Nach Einschätzung des Arbeitsrechtlers Peter Schüren ist die Arbeitsniederlegung bei Opel Bochum unzulässig. "Es gibt keine juristisch tragfähige Begründung dafür", sagte Schüren, Professor an der Universität Münster. Das Argument, es handele sich um "Informationsveranstaltungen" greife nicht. "Das hier sind schlicht sozialpolitische Streikmaßnahmen." Ein hartes Vorgehen der Firmenleitung würde jedoch die Konfliktlösung erschweren, sagte er.
Auch Jobs bei Zulieferern bedroht
Clement rief die Bochumer Opel-Arbeiter auf, an die Produktionsbänder zurückzukehren. Er könne den Schock verstehen, doch die Arbeitsniederlegung schaffe zusätzliche Unsicherheit. Die Beschäftigten sollten darauf vertrauen, dass eine sozialverträgliche Lösung gefunden werde. Die Gewerkschaft IG BCE warnte, dass durch die geplanten Stellenstreichungen in Bochum tausende Jobs bei Zulieferern bedroht seien.
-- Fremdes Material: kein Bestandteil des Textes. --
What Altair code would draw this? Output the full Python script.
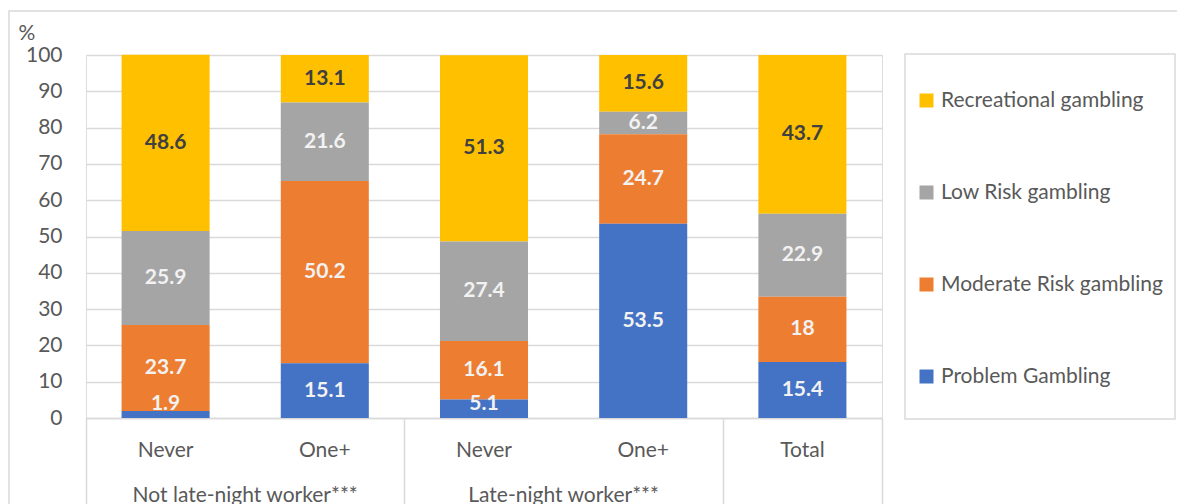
import altair as alt
import pandas as pd

categories = ["Never", "One+", "Never", "One+", "Total"]
groups = ["Not late-night worker***", "Late-night worker***"]
group_centers = [1, 3]
series = ["Recreational gambling", "Low Risk gambling", "Moderate Risk gambling", "Problem Gambling"]
colors = ["#FFC000", "#A5A5A5", "#ED7D31", "#4472C4"]
problem = [1.9, 15.1, 5.1, 53.5, 15.4]
moderate = [23.7, 50.2, 16.1, 24.7, 18]
low = [25.9, 21.6, 27.4, 6.2, 22.9]
recreational = [48.6, 13.1, 51.3, 15.6, 43.7]
y_ticks = list(range(0, 101, 10))
x_separators = [0, 2, 4, 5]

FONT = "Lato"
GREY = "#595959"
LINE = "#d9d9d9"
FS = 21

vals = {
    "Problem Gambling": problem,
    "Moderate Risk gambling": moderate,
    "Low Risk gambling": low,
    "Recreational gambling": recreational,
}
order = {"Problem Gambling": 0, "Moderate Risk gambling": 1, "Low Risk gambling": 2, "Recreational gambling": 3}
rows = []
for i, c in enumerate(categories):
    for s in series:
        v = vals[s][i]
        rows.append({"idx": i, "cat": c, "series": s, "value": v, "ord": order[s], "label": f"{v:g}"})
df = pd.DataFrame(rows)

cat_df = pd.DataFrame({"idx": list(range(len(categories))), "cat": categories})
grp_df = pd.DataFrame({"xc": group_centers, "grp": groups})

W, H = 796, 363
half = 0.2235

base = alt.Chart(df).transform_stack(
    stack="value", groupby=["idx"], sort=[alt.SortField("ord")], as_=["y0", "y1"]
).transform_calculate(
    x0=f"datum.idx + {half}",
    x1=f"datum.idx + 1 - {half}",
    xc="datum.idx + 0.5",
    ymid="max((datum.y0 + datum.y1) / 2, 3.8)",
)

xscale = alt.Scale(domain=[0, 5], nice=False, zero=False)
yscale = alt.Scale(domain=[0, 100], nice=False)

xaxis = alt.Axis(
    values=x_separators, labels=False, title=None, grid=False,
    tickSize=110, tickColor=LINE, tickWidth=1.5,
    domainColor=LINE, domainWidth=1.5)
yaxis = alt.Axis(
    values=y_ticks, title="%", titleAngle=0, titleX=-68, titleY=-22,
    titleAlign="left", titleBaseline="middle", titleFontSize=FS,
    titleFontWeight="normal", titleColor=GREY, titleFont=FONT,
    labelFontSize=FS, labelColor=GREY, labelFont=FONT, labelPadding=24,
    labelOverlap=False, labelFlush=False,
    ticks=False, domain=False, gridColor=LINE, gridWidth=1.5)

bars = base.mark_bar().encode(
    x=alt.X("x0:Q", scale=xscale, axis=xaxis),
    x2="x1:Q",
    y=alt.Y("y0:Q", scale=yscale, axis=yaxis),
    y2="y1:Q",
    color=alt.Color("series:N", scale=alt.Scale(domain=series, range=colors), legend=alt.Legend(
        title=None, orient="none", legendX=830, legendY=35,
        symbolType="square", symbolSize=196, symbolStrokeWidth=0,
        labelFontSize=FS, labelFont=FONT, labelColor=GREY, labelOffset=4,
        rowPadding=70, padding=0, labelLimit=400)),
)

texts = base.mark_text(fontWeight="bold", fontSize=FS, font=FONT, baseline="middle").encode(
    x=alt.X("xc:Q", scale=xscale, axis=xaxis),
    y=alt.Y("ymid:Q", scale=yscale, axis=yaxis),
    text="label:N",
    color=alt.condition("datum.ord == 3", alt.value("#404040"), alt.value("#f2f2f2")),
)

cat_text = alt.Chart(cat_df).transform_calculate(xc="datum.idx + 0.5").mark_text(
    fontSize=FS, font=FONT, color=GREY, baseline="alphabetic"
).encode(x=alt.X("xc:Q", scale=xscale, axis=xaxis), y=alt.value(H + 39), text="cat:N")

grp_text = alt.Chart(grp_df).mark_text(
    fontSize=FS, font=FONT, color=GREY, baseline="alphabetic"
).encode(x=alt.X("xc:Q", scale=xscale, axis=xaxis), y=alt.value(H + 84), text="grp:N")

one = pd.DataFrame({"a": [0]})
legend_box = alt.Chart(one).mark_rect(fillOpacity=0, stroke=LINE, strokeWidth=1.5).encode(
    x=alt.value(819), x2=alt.value(1089), y=alt.value(-1), y2=alt.value(364))
outer_box = alt.Chart(one).mark_rect(fillOpacity=0, stroke=LINE, strokeWidth=1.5).encode(
    x=alt.value(-77), x2=alt.value(1300), y=alt.value(-44), y2=alt.value(700))

chart = alt.layer(outer_box, legend_box, bars, texts, cat_text, grp_text).properties(
    width=W, height=H,
    autosize=alt.AutoSizeParams(type="none"),
    padding={"left": 78, "top": 47, "right": 295, "bottom": 100},
).configure_view(strokeWidth=0).configure(font=FONT)

chart.save("out.html", embed_options={"renderer": "svg", "actions": False})
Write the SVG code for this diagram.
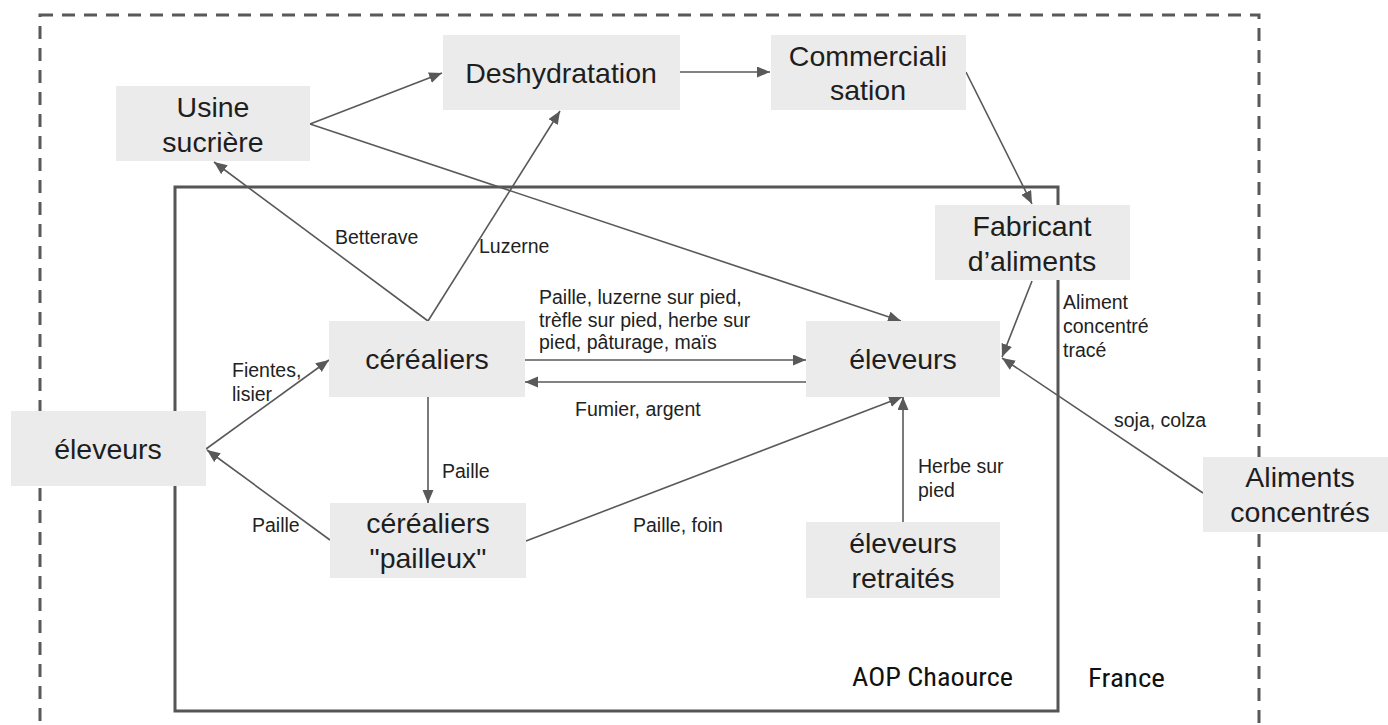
<svg xmlns="http://www.w3.org/2000/svg" width="1388" height="725" viewBox="0 0 1388 725">
<defs>
<marker id="arr" markerUnits="userSpaceOnUse" markerWidth="14" markerHeight="12" refX="13" refY="5.5" orient="auto">
<path d="M0,0 L13,5.5 L0,11 z" fill="#595959"/>
</marker>
<style>
.node rect{fill:#ebebeb;}
.node text{font-family:"Liberation Sans",Arial,sans-serif;font-size:28.5px;fill:#1e1e1e;text-anchor:middle;}
.edge{stroke:#595959;stroke-width:1.6;fill:none;marker-end:url(#arr);}
.lbl{font-family:"Liberation Sans",Arial,sans-serif;font-size:19.5px;fill:#222;}
.zone{font-family:"Liberation Sans Narrow","Roboto Condensed",Roboto,sans-serif;font-size:26px;fill:#111;}
</style>
</defs>
<rect x="40" y="15" width="1219" height="740" fill="none" stroke="#595959" stroke-width="3" stroke-dasharray="13 9"/>
<rect x="175" y="187" width="883" height="524" fill="none" stroke="#555" stroke-width="3"/>
<text class="zone" x="852" y="686" textLength="161" lengthAdjust="spacingAndGlyphs">AOP Chaource</text>
<text class="zone" x="1088" y="687" textLength="77" lengthAdjust="spacingAndGlyphs">France</text>
<g id="connectors">
<line class="edge" x1="310" y1="124" x2="442" y2="73"/>
<line class="edge" x1="310" y1="124" x2="901" y2="321"/>
<line class="edge" x1="428" y1="321" x2="214" y2="162"/>
<line class="edge" x1="428" y1="321" x2="560" y2="111"/>
<line class="edge" x1="680" y1="72" x2="770" y2="72"/>
<line class="edge" x1="966" y1="72" x2="1032" y2="204"/>
<line class="edge" x1="1032" y1="281" x2="1002" y2="357"/>
<line class="edge" x1="1203" y1="493" x2="1002" y2="358"/>
<line class="edge" x1="525" y1="360" x2="806" y2="360"/>
<line class="edge" x1="806" y1="382" x2="525" y2="382"/>
<line class="edge" x1="206" y1="449" x2="329" y2="360"/>
<line class="edge" x1="330" y1="540" x2="207" y2="450"/>
<line class="edge" x1="428" y1="397" x2="428" y2="503"/>
<line class="edge" x1="526" y1="541" x2="902" y2="397"/>
<line class="edge" x1="903" y1="522" x2="903" y2="397"/>
<text class="lbl" x="335" y="244">Betterave</text>
<text class="lbl" x="479" y="253">Luzerne</text>
<text class="lbl" x="539" y="304">Paille, luzerne sur pied,</text>
<text class="lbl" x="539" y="327">trèfle sur pied, herbe sur</text>
<text class="lbl" x="539" y="349">pied, pâturage, maïs</text>
<text class="lbl" x="575" y="416">Fumier, argent</text>
<text class="lbl" x="232" y="377">Fientes,</text>
<text class="lbl" x="232" y="401">lisier</text>
<text class="lbl" x="442" y="478">Paille</text>
<text class="lbl" x="252" y="532">Paille</text>
<text class="lbl" x="633" y="532">Paille, foin</text>
<text class="lbl" x="918" y="473">Herbe sur</text>
<text class="lbl" x="918" y="497">pied</text>
<text class="lbl" x="1114" y="427">soja, colza</text>
<text class="lbl" x="1063" y="309">Aliment</text>
<text class="lbl" x="1063" y="333">concentré</text>
<text class="lbl" x="1063" y="357">tracé</text>
</g>
<g id="usine" class="node"><rect x="116" y="86" width="194" height="75"/><text x="213" y="117">Usine</text><text x="213" y="152">sucrière</text></g>
<g id="deshydratation" class="node"><rect x="443" y="35" width="237" height="75"/><text x="561" y="83">Deshydratation</text></g>
<g id="commercialisation" class="node"><rect x="771" y="35" width="195" height="75"/><text x="868" y="66">Commerciali</text><text x="868" y="100">sation</text></g>
<g id="fabricant" class="node"><rect x="935" y="205" width="195" height="75"/><text x="1032" y="236">Fabricant</text><text x="1032" y="271">d’aliments</text></g>
<g id="cerealiers" class="node"><rect x="329" y="321" width="196" height="76"/><text x="427" y="369">céréaliers</text></g>
<g id="eleveurs-ext" class="node"><rect x="11" y="411" width="195" height="75"/><text x="108" y="459">éleveurs</text></g>
<g id="pailleux" class="node"><rect x="330" y="503" width="196" height="75"/><text x="428" y="533">céréaliers</text><text x="428" y="568">"pailleux"</text></g>
<g id="eleveurs" class="node"><rect x="806" y="321" width="194" height="76"/><text x="903" y="369">éleveurs</text></g>
<g id="retraites" class="node"><rect x="806" y="522" width="194" height="76"/><text x="903" y="553">éleveurs</text><text x="903" y="588">retraités</text></g>
<g id="aliments" class="node"><rect x="1203" y="457" width="195" height="75"/><text x="1300" y="487">Aliments</text><text x="1300" y="522">concentrés</text></g>
</svg>
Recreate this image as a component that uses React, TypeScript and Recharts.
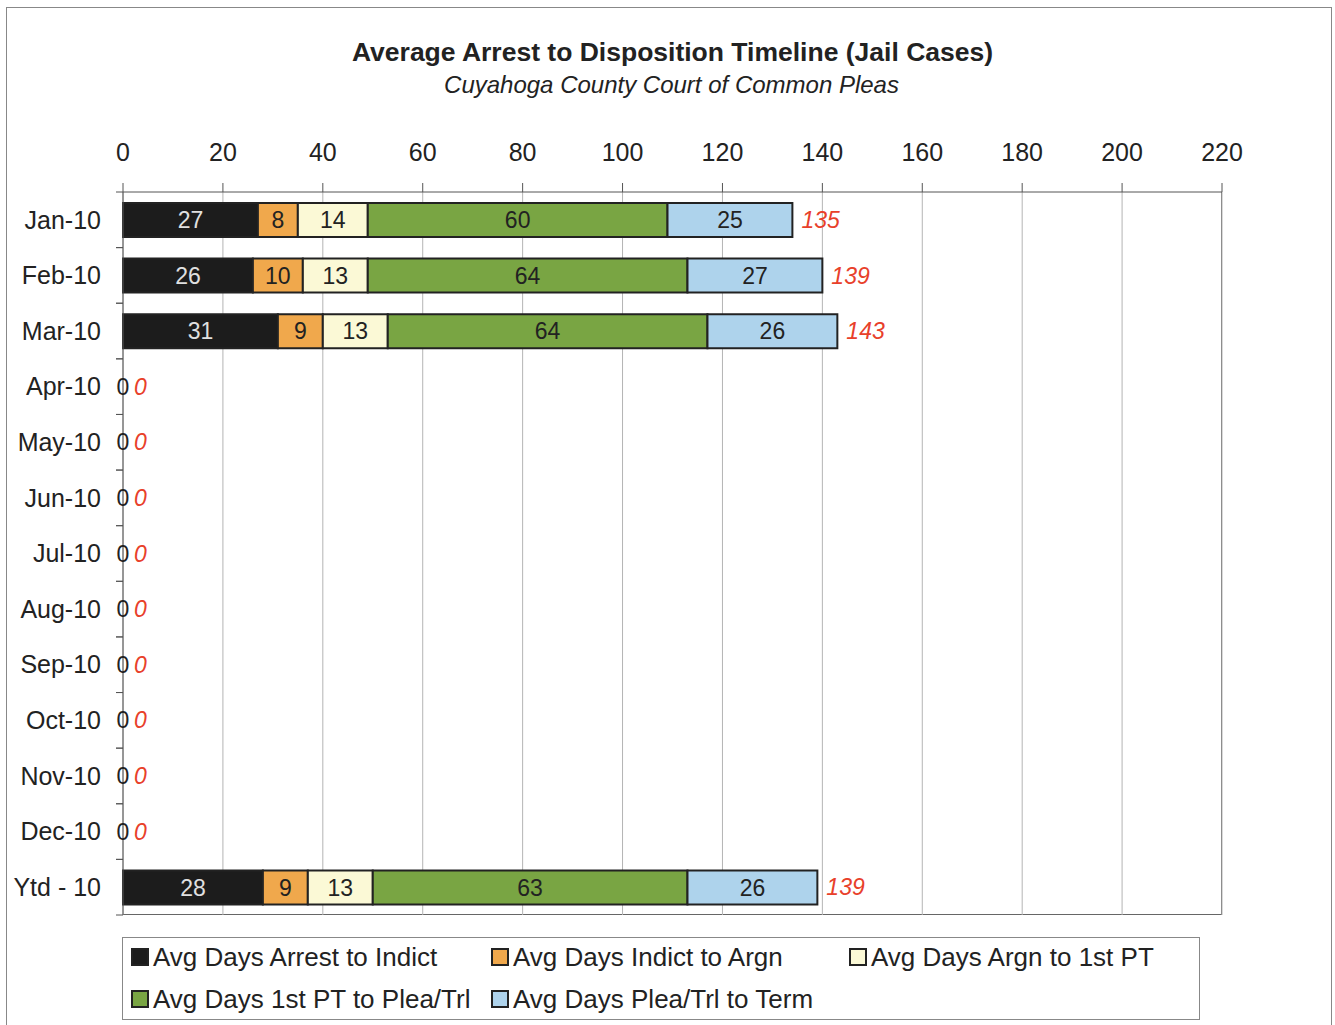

General Motors warb in ganzseitigen Zeitungsanzeigen um Verständnis für das Sanierungsprogramm. Die Entscheidungen berührten das Leben vieler Menschen. "Deshalb haben wir es uns nicht leicht gemacht", schrieb das Management in einem offenen Brief an die Kunden von Opel und Saab. GM werde auch weiterhin in Deutschland und Europa Autos entwickeln und herstellen.